> _WHAT IS ASKED_:
Starting at the first line of the data, print each line verbatim up to and including the line bearing "awe_extra_values = [5.75, 5.74]", omitting pictures.

> _DATA EXCERPT_:
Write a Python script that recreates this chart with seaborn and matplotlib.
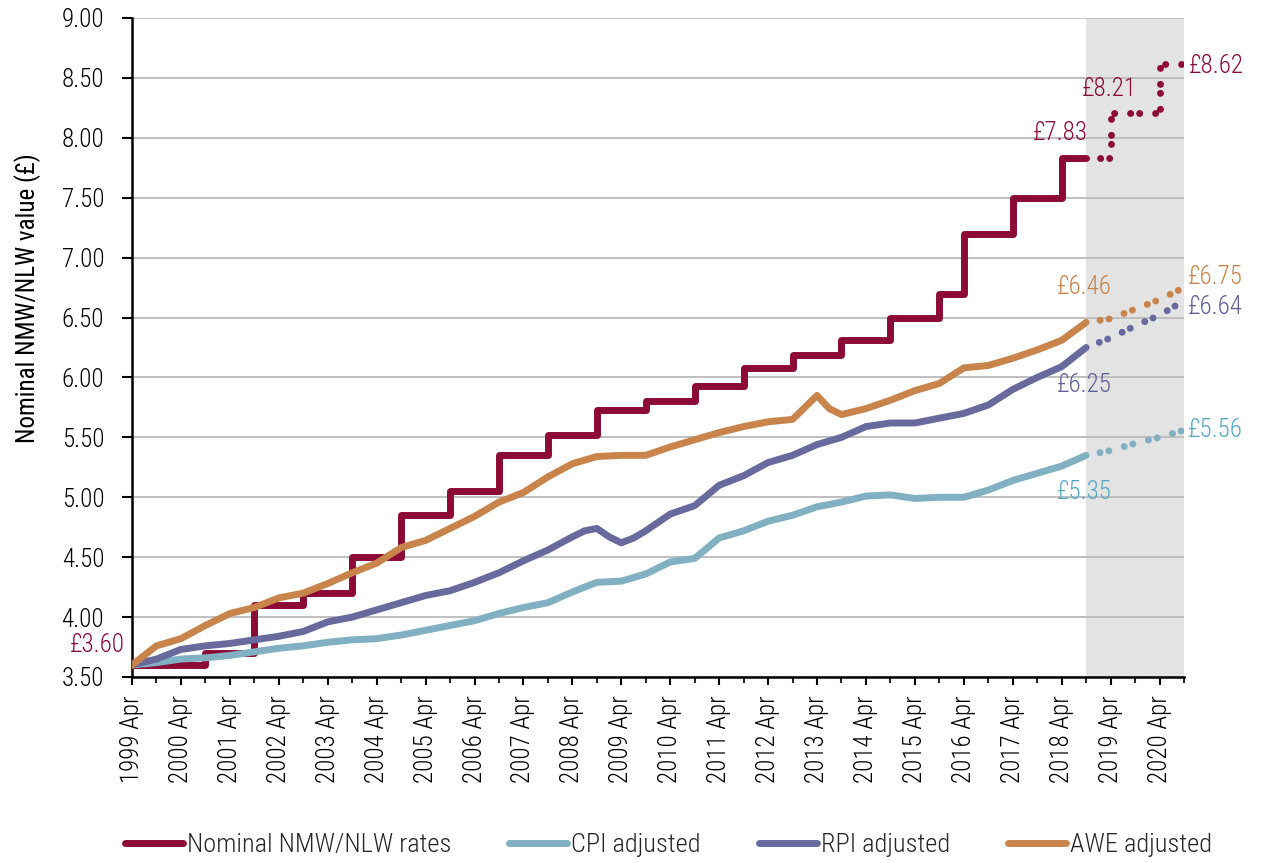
import numpy as np
import pandas as pd
import matplotlib
matplotlib.use("Agg")
import matplotlib.pyplot as plt
from matplotlib import font_manager as fm
from matplotlib.ticker import FormatStrFormatter
import seaborn as sns

# ------------------------------------------------------------------ data
# half-yearly observation dates (Apr / Oct) as decimal years, Apr 1999 .. Oct 2018
obs_dates = [1999.25 + 0.5 * i for i in range(40)]

cpi_values = [3.60, 3.62, 3.65, 3.66, 3.68, 3.71, 3.74, 3.76, 3.79, 3.81,
              3.82, 3.85, 3.89, 3.93, 3.97, 4.03, 4.08, 4.12, 4.21, 4.29,
              4.30, 4.36, 4.46, 4.49, 4.66, 4.72, 4.80, 4.85, 4.92, 4.96,
              5.01, 5.02, 4.99, 5.00, 5.00, 5.06, 5.14, 5.20, 5.26, 5.35]

rpi_values = [3.60, 3.65, 3.73, 3.76, 3.78, 3.81, 3.84, 3.88, 3.96, 4.00,
              4.06, 4.12, 4.18, 4.22, 4.29, 4.37, 4.47, 4.56, 4.67, 4.74,
              4.62, 4.72, 4.86, 4.93, 5.10, 5.18, 5.29, 5.35, 5.44, 5.50,
              5.59, 5.62, 5.62, 5.66, 5.70, 5.77, 5.90, 6.00, 6.09, 6.25]
# extra RPI readings around the 2008-09 dip
rpi_extra_dates = [2008.5, 2009.0, 2009.5]
rpi_extra_values = [4.72, 4.67, 4.66]

awe_values = [3.60, 3.76, 3.82, 3.93, 4.03, 4.08, 4.16, 4.20, 4.28, 4.37,
              4.45, 4.58, 4.64, 4.74, 4.84, 4.96, 5.04, 5.17, 5.28, 5.34,
              5.35, 5.35, 5.42, 5.48, 5.54, 5.59, 5.63, 5.65, 5.85, 5.69,
              5.74, 5.81, 5.89, 5.95, 6.08, 6.10, 6.16, 6.23, 6.31, 6.46]
# extra AWE readings around the 2013 spike
awe_extra_dates = [2013.0, 2013.5]
awe_extra_values = [5.75, 5.74]

nmw_dates = [1999.25, 2000.75, 2001.75, 2002.75, 2003.75, 2004.75, 2005.75,
             2006.75, 2007.75, 2008.75, 2009.75, 2010.75, 2011.75, 2012.75,
             2013.75, 2014.75, 2015.75, 2016.25, 2017.25, 2018.25, 2018.75]
nmw_values = [3.60, 3.70, 4.10, 4.20, 4.50, 4.85, 5.05, 5.35, 5.52, 5.73,
              5.80, 5.93, 6.08, 6.19, 6.31, 6.50, 6.70, 7.20, 7.50, 7.83, 7.83]

# projections (shaded period)
fc_dates = [2018.75, 2019.25, 2019.75, 2020.25, 2020.75]
cpi_fc = [5.35, 5.39, 5.45, 5.50, 5.56]
rpi_fc = [6.25, 6.33, 6.43, 6.52, 6.64]
awe_fc = [6.46, 6.49, 6.57, 6.65, 6.75]
nmw_fc_dates = [2018.75, 2019.25, 2020.25, 2020.75]
nmw_fc_values = [7.83, 8.21, 8.62, 8.62]

tick_years = list(range(1999, 2021))
tick_labels = [f"{y} Apr" for y in tick_years]
series_names = ["Nominal NMW/NLW rates", "CPI adjusted", "RPI adjusted", "AWE adjusted"]

# ------------------------------------------------------------------ style
C_NMW = "#8B0A36"
C_CPI = "#80B0C1"
C_RPI = "#686A9E"
C_AWE = "#C8844A"
T_CPI = "#55A8C6"
T_RPI = "#5C5E98"
T_AWE = "#C8824A"

sns.set_theme(style="ticks")
avail = {f.name for f in fm.fontManager.ttflist}
family = "Liberation Sans"
for cand in ["Roboto Condensed", "Liberation Sans Narrow", "Arial Narrow",
             "Open Sans Condensed", "Noto Sans Condensed"]:
    if cand in avail:
        family = cand
        break
weights = {f.weight for f in fm.fontManager.ttflist if f.name == family}
plt.rcParams["font.family"] = [family, "DejaVu Sans"]
if any(w in (300, "light") for w in weights):
    plt.rcParams["font.weight"] = "light"

FS = 18
W, H = 1264, 863
fig = plt.figure(figsize=(W / 100, H / 100), dpi=100)
ax = fig.add_axes([132 / W, 1 - 677 / H, (1184 - 132) / W, (677 - 18) / H])

ax.axvspan(2018.75, 2020.75, color="#E3E3E3", lw=0, zorder=0.1)
ax.set_axisbelow(True)
ax.yaxis.grid(True, color="#BFBFBF", lw=1.4, zorder=0.5)
ax.xaxis.grid(False)

LW = 5
dot_style = (1.57, (0.01, 1.29, 0.01, 2.29))

rpi_df = pd.DataFrame({"date": obs_dates + rpi_extra_dates,
                       "value": rpi_values + rpi_extra_values}).sort_values("date")
awe_df = pd.DataFrame({"date": obs_dates + awe_extra_dates,
                       "value": awe_values + awe_extra_values}).sort_values("date")

common = dict(lw=LW, solid_capstyle="round", solid_joinstyle="round", ax=ax)
sns.lineplot(x=nmw_dates, y=nmw_values, drawstyle="steps-post", color=C_NMW,
             label=series_names[0], zorder=3, **common)
sns.lineplot(x=obs_dates, y=cpi_values, color=C_CPI, label=series_names[1],
             zorder=4, **common)
sns.lineplot(data=rpi_df, x="date", y="value", color=C_RPI, label=series_names[2],
             zorder=5, **common)
sns.lineplot(data=awe_df, x="date", y="value", color=C_AWE, label=series_names[3],
             zorder=6, **common)

handles, labels = ax.get_legend_handles_labels()

fc_kw = dict(lw=LW, linestyle=dot_style, dash_capstyle="round", ax=ax, legend=False)
sns.lineplot(x=nmw_fc_dates, y=nmw_fc_values, drawstyle="steps-post", color=C_NMW,
             zorder=3, **fc_kw)
sns.lineplot(x=fc_dates, y=cpi_fc, color=C_CPI, zorder=4, **fc_kw)
sns.lineplot(x=fc_dates, y=rpi_fc, color=C_RPI, zorder=5, **fc_kw)
sns.lineplot(x=fc_dates, y=awe_fc, color=C_AWE, zorder=6, **fc_kw)

# ------------------------------------------------------------------ axes
ax.set_xlim(1999.25, 2020.75)
ax.set_ylim(3.5, 9.0)
ax.set_yticks(np.arange(3.5, 9.001, 0.5))
ax.yaxis.set_major_formatter(FormatStrFormatter("%.2f"))
ax.set_xticks([y + 0.25 for y in tick_years])
ax.set_xticklabels(tick_labels, rotation=90)
ax.set_xticks([y + 0.75 for y in tick_years], minor=True)

ax.tick_params(axis="x", which="major", bottom=True, length=6, width=1.5,
               direction="out", pad=7, labelsize=FS, colors="black")
ax.tick_params(axis="x", which="minor", bottom=True, length=4, width=1.5, direction="out")
ax.tick_params(axis="y", which="major", left=True, length=7, width=1.5,
               direction="out", pad=13, labelsize=FS, colors="black")

for s in ["top", "right"]:
    ax.spines[s].set_visible(False)
for s in ["left", "bottom"]:
    ax.spines[s].set_color("black")
    ax.spines[s].set_linewidth(1.8)

ax.set_xlabel("")
ax.set_ylabel("Nominal NMW/NLW value (£)", fontsize=FS, color="black")
ax.yaxis.label.set_va("center")
ax.yaxis.set_label_coords((28 - 132) / 1052, (677 - 298) / 659)

# ------------------------------------------------------------------ value labels
def lab(x, y, s, c, ha):
    ax.text(x, y, s, color=c, ha=ha, va="center", fontsize=FS, clip_on=False, zorder=10)

lab(1999.11, 3.77, "£3.60", C_NMW, "right")
lab(2018.78, 8.04, "£7.83", C_NMW, "right")
lab(2019.23, 8.41, "£8.21", C_NMW, "center")
lab(2020.85, 8.60, "£8.62", C_NMW, "left")
lab(2018.72, 6.755, "£6.46", T_AWE, "center")
lab(2020.82, 6.84, "£6.75", T_AWE, "left")
lab(2020.82, 6.59, "£6.64", T_RPI, "left")
lab(2018.72, 5.94, "£6.25", T_RPI, "center")
lab(2020.82, 5.56, "£5.56", T_CPI, "left")
lab(2018.72, 5.04, "£5.35", T_CPI, "center")

# ------------------------------------------------------------------ legend
leg = ax.legend(handles, labels, loc="center", bbox_to_anchor=(0.529, 0.021),
                bbox_transform=fig.transFigure, ncol=4, frameon=False, fontsize=19,
                handlelength=2.2, handletextpad=0.15, columnspacing=2.2)

fig.savefig("out.png", dpi=100)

> _EXPECTED ANSWER_:
Write a Python script that recreates this chart with seaborn and matplotlib.
import numpy as np
import pandas as pd
import matplotlib
matplotlib.use("Agg")
import matplotlib.pyplot as plt
from matplotlib import font_manager as fm
from matplotlib.ticker import FormatStrFormatter
import seaborn as sns

# ------------------------------------------------------------------ data
# half-yearly observation dates (Apr / Oct) as decimal years, Apr 1999 .. Oct 2018
obs_dates = [1999.25 + 0.5 * i for i in range(40)]

cpi_values = [3.60, 3.62, 3.65, 3.66, 3.68, 3.71, 3.74, 3.76, 3.79, 3.81,
              3.82, 3.85, 3.89, 3.93, 3.97, 4.03, 4.08, 4.12, 4.21, 4.29,
              4.30, 4.36, 4.46, 4.49, 4.66, 4.72, 4.80, 4.85, 4.92, 4.96,
              5.01, 5.02, 4.99, 5.00, 5.00, 5.06, 5.14, 5.20, 5.26, 5.35]

rpi_values = [3.60, 3.65, 3.73, 3.76, 3.78, 3.81, 3.84, 3.88, 3.96, 4.00,
              4.06, 4.12, 4.18, 4.22, 4.29, 4.37, 4.47, 4.56, 4.67, 4.74,
              4.62, 4.72, 4.86, 4.93, 5.10, 5.18, 5.29, 5.35, 5.44, 5.50,
              5.59, 5.62, 5.62, 5.66, 5.70, 5.77, 5.90, 6.00, 6.09, 6.25]
# extra RPI readings around the 2008-09 dip
rpi_extra_dates = [2008.5, 2009.0, 2009.5]
rpi_extra_values = [4.72, 4.67, 4.66]

awe_values = [3.60, 3.76, 3.82, 3.93, 4.03, 4.08, 4.16, 4.20, 4.28, 4.37,
              4.45, 4.58, 4.64, 4.74, 4.84, 4.96, 5.04, 5.17, 5.28, 5.34,
              5.35, 5.35, 5.42, 5.48, 5.54, 5.59, 5.63, 5.65, 5.85, 5.69,
              5.74, 5.81, 5.89, 5.95, 6.08, 6.10, 6.16, 6.23, 6.31, 6.46]
# extra AWE readings around the 2013 spike
awe_extra_dates = [2013.0, 2013.5]
awe_extra_values = [5.75, 5.74]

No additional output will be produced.